Dataset rows –
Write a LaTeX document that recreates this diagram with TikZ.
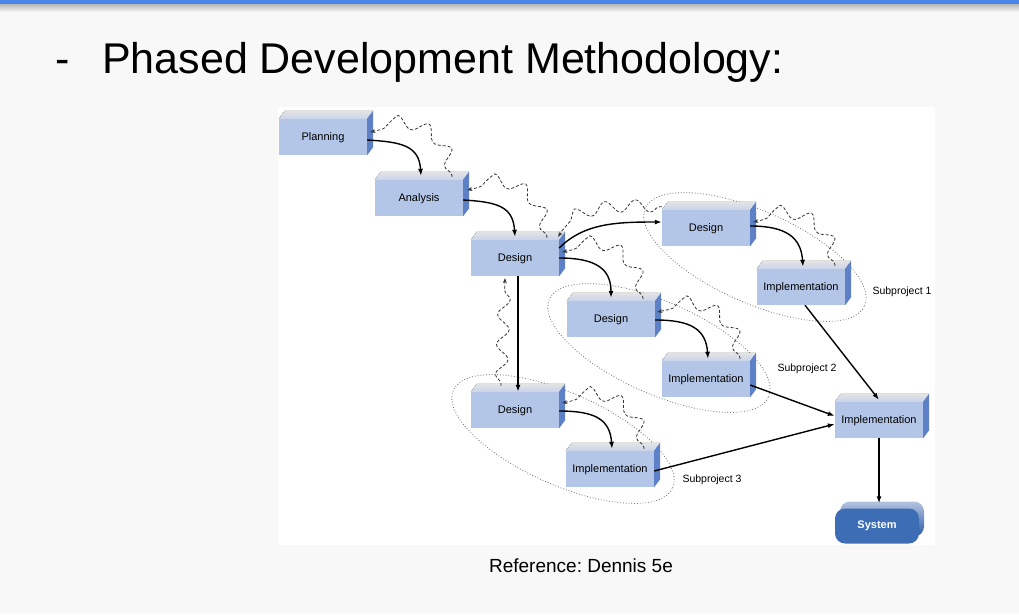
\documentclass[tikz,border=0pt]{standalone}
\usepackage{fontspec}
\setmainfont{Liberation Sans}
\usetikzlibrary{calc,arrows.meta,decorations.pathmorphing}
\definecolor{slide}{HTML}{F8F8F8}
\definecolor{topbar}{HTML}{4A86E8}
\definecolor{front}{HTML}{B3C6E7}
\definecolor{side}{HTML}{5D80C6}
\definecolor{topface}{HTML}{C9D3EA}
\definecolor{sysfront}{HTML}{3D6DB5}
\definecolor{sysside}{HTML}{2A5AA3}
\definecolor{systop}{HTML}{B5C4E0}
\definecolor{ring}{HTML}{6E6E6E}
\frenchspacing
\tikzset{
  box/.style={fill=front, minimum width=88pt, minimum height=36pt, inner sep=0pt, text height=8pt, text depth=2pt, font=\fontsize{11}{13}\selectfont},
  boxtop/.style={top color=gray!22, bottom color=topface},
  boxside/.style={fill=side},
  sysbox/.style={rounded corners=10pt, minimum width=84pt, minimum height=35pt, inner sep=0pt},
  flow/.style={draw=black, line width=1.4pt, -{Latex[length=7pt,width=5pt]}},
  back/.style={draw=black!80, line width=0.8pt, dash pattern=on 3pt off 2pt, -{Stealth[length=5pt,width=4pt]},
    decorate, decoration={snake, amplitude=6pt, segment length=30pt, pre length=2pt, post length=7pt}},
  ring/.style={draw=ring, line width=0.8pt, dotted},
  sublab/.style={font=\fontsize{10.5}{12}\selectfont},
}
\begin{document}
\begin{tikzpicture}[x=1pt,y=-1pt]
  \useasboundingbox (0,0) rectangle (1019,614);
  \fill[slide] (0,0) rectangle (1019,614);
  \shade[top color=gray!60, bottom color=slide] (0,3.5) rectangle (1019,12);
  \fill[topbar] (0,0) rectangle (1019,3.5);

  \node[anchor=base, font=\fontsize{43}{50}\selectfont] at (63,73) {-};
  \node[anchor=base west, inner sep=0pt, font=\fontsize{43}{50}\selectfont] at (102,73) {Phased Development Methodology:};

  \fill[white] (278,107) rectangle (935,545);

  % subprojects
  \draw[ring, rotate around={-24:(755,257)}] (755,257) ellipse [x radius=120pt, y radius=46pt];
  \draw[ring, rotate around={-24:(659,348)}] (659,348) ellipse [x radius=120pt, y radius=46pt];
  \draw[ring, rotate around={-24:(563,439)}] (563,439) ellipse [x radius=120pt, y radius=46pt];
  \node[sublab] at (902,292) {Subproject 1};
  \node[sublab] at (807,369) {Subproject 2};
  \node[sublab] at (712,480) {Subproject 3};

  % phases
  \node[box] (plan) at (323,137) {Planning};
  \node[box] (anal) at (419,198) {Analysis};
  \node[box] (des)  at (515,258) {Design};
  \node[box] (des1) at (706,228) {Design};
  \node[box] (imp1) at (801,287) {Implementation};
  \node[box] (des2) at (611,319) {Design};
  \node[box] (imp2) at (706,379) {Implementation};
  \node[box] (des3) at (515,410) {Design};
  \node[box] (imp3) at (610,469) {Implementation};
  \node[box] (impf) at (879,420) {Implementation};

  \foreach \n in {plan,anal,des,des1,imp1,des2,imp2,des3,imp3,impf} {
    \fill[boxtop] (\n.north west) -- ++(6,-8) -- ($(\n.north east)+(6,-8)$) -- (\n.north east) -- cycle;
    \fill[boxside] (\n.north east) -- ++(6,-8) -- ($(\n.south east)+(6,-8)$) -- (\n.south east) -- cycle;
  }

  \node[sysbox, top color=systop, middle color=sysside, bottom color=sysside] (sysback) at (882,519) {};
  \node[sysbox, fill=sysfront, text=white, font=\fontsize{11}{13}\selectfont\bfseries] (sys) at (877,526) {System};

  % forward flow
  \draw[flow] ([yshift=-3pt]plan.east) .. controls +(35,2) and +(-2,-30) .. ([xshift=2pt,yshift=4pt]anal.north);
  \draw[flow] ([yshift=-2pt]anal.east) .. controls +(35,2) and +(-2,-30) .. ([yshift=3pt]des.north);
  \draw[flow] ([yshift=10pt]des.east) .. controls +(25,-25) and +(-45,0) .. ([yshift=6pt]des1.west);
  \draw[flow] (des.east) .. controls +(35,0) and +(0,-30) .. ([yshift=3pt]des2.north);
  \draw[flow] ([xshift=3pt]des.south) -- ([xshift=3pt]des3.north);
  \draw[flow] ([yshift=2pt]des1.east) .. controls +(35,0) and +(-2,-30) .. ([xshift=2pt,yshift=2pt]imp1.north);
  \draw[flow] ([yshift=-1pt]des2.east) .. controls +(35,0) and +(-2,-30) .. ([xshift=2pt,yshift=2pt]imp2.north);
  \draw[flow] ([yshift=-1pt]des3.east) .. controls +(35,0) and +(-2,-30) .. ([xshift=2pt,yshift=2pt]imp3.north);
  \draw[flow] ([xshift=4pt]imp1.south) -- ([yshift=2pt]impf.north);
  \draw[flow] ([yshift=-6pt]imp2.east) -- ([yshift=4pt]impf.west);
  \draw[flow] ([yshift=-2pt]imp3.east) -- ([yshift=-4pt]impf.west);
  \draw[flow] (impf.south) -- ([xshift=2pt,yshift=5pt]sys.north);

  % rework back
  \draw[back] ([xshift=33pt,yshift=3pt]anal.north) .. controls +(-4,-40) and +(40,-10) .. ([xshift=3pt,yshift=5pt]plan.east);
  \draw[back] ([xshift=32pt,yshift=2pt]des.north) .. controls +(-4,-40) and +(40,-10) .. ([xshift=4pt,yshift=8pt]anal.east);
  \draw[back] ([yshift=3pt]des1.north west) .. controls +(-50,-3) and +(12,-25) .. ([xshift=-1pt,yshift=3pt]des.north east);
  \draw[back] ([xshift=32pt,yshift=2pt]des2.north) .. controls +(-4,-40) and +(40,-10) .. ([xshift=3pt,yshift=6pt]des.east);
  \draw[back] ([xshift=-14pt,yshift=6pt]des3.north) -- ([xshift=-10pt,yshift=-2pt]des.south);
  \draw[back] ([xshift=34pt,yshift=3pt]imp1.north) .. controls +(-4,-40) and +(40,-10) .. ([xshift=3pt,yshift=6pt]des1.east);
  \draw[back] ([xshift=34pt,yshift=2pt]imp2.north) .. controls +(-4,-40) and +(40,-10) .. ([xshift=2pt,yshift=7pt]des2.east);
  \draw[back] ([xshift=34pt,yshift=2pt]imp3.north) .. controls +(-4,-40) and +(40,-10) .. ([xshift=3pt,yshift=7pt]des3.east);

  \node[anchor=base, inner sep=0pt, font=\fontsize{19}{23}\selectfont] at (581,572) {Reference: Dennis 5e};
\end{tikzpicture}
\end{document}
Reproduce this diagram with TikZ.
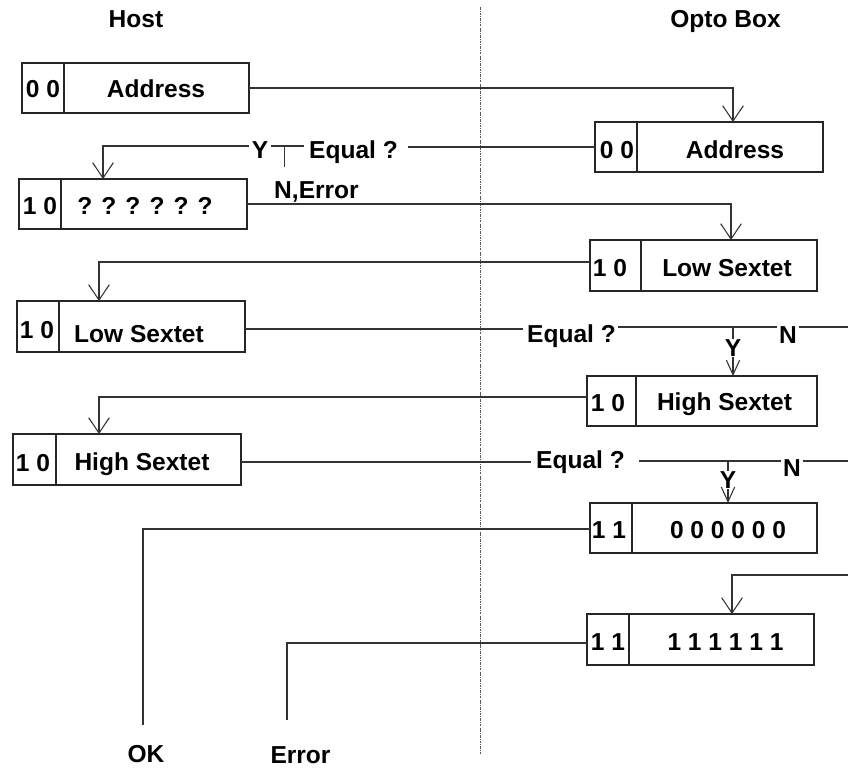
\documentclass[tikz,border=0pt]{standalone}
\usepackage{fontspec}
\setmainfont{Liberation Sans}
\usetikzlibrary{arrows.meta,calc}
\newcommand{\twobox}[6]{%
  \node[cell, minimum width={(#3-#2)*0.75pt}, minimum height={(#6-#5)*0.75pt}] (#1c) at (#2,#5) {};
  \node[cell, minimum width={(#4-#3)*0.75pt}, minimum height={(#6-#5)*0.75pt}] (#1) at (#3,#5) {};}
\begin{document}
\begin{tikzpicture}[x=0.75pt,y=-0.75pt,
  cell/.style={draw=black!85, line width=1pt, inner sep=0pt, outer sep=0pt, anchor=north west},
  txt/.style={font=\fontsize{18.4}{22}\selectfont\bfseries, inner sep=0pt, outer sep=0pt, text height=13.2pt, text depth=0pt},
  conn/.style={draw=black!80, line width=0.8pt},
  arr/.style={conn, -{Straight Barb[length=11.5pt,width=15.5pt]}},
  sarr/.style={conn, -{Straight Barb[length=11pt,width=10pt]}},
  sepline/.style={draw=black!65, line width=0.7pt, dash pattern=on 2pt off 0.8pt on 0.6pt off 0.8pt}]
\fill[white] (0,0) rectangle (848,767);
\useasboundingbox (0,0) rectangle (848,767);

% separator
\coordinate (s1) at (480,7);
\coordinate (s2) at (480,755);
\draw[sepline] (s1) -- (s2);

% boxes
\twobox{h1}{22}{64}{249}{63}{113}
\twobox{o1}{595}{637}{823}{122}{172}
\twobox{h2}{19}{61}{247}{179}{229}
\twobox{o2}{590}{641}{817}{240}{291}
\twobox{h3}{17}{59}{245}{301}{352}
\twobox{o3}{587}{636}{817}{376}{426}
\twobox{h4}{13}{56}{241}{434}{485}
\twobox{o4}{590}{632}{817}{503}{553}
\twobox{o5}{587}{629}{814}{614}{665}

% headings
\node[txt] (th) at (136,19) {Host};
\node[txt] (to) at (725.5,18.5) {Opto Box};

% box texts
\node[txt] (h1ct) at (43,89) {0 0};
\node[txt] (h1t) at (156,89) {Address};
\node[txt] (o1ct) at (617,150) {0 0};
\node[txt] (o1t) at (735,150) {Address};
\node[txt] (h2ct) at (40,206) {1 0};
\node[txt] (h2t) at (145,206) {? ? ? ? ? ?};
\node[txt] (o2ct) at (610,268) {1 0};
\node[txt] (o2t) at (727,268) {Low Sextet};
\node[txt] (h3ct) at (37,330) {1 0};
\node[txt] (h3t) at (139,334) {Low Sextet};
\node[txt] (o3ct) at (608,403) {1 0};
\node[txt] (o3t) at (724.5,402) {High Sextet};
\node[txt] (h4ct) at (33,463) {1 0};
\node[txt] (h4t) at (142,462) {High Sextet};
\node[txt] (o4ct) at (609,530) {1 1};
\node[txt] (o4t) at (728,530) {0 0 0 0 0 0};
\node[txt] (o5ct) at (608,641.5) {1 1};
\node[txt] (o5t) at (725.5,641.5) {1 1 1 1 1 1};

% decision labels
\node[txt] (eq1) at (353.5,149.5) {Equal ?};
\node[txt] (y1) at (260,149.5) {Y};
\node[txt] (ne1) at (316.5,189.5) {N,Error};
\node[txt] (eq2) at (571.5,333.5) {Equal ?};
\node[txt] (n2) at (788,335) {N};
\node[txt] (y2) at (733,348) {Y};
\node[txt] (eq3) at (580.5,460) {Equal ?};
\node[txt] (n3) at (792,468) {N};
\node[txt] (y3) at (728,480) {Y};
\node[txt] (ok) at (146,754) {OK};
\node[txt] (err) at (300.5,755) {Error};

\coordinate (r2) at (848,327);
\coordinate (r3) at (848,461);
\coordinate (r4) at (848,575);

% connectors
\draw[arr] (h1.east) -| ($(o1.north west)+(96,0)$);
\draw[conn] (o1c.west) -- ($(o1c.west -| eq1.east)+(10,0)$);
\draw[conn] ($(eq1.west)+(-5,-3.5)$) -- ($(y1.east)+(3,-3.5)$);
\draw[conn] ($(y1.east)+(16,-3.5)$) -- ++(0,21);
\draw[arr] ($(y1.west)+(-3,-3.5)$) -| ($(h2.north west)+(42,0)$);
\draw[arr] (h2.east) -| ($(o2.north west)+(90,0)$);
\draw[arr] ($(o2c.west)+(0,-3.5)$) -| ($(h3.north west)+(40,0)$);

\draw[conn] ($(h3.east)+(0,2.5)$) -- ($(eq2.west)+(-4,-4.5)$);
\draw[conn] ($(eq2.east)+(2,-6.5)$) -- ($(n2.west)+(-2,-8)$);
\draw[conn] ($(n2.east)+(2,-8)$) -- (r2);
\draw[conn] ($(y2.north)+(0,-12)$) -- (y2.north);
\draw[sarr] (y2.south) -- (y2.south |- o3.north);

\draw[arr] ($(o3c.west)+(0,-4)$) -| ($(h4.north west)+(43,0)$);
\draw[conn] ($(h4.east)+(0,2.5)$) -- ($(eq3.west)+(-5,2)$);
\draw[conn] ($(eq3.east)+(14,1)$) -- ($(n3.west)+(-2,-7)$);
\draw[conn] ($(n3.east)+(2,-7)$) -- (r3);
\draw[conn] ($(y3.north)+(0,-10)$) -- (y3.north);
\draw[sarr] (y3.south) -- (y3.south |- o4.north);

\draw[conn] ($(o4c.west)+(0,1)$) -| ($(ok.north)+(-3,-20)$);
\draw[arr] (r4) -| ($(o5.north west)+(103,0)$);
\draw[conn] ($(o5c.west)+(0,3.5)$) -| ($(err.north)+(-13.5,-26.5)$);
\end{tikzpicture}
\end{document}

WORK TO DO – Find all lines holding the string "this" and copy them.

THE REPLY –
Write a LaTeX document that recreates this diagram with TikZ.
Reproduce this diagram with TikZ.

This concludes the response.